1 thought on “Thoughts on political ideals”

  1. just to add to Mr. Kalb’s observation on “inclusiveness”
    Indeed, it seems that almost everytime I’ve encountered the mantra of “inclusiveness”, it was accompanied by “diversity”, and usually in the phrase “diversity and inclusiveness”, which certainly demonstrates Mr. Kalb’s point about it referring to “unconditional acceptance of all kinds of people”. At a previous employer (a major petroleum company), I had to suffer through indoctrination about “diversity and inclusiveness”, in which they tried to goad us all into admitting we’d experienced some racist thoughts, and made us sit through Jane Elliott’s famous propaganda film…

    Regarding America’s global crusade for liberal goals; it disturbs me how evangelicals have become the biggest cheerleaders for U.S. imperialism. Someone on a Chronicles discussion thread recently stated his belief that for born-agains:

    “foreign policy alone would unite the Christian Conservative types and the neocons, even if it means supporting a social liberal for the presidency. Iraq triumphs over abortion and so Rudy G. will be palatable.”

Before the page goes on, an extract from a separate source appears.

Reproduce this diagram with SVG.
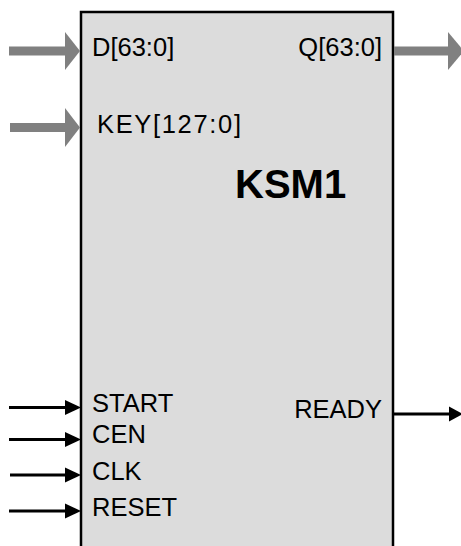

    I concur with this, sadly… It seems that the more ground Christian values lose in the culture war, the louder the cheering for overseas imperial adventurism, by evangelicals. “Kicking Arab ass” trumps domestic concerns over abortion, indeed… All that’s necessary is for the president to be ostensibly evangelical and Republican, and even if he doesn’t gain anything in the culture war, hey, “that’s okay ’cause he’s one o’ us, and besides, he’s kicking Ay-rab ass, woo-hoo! USA! USA! USA!”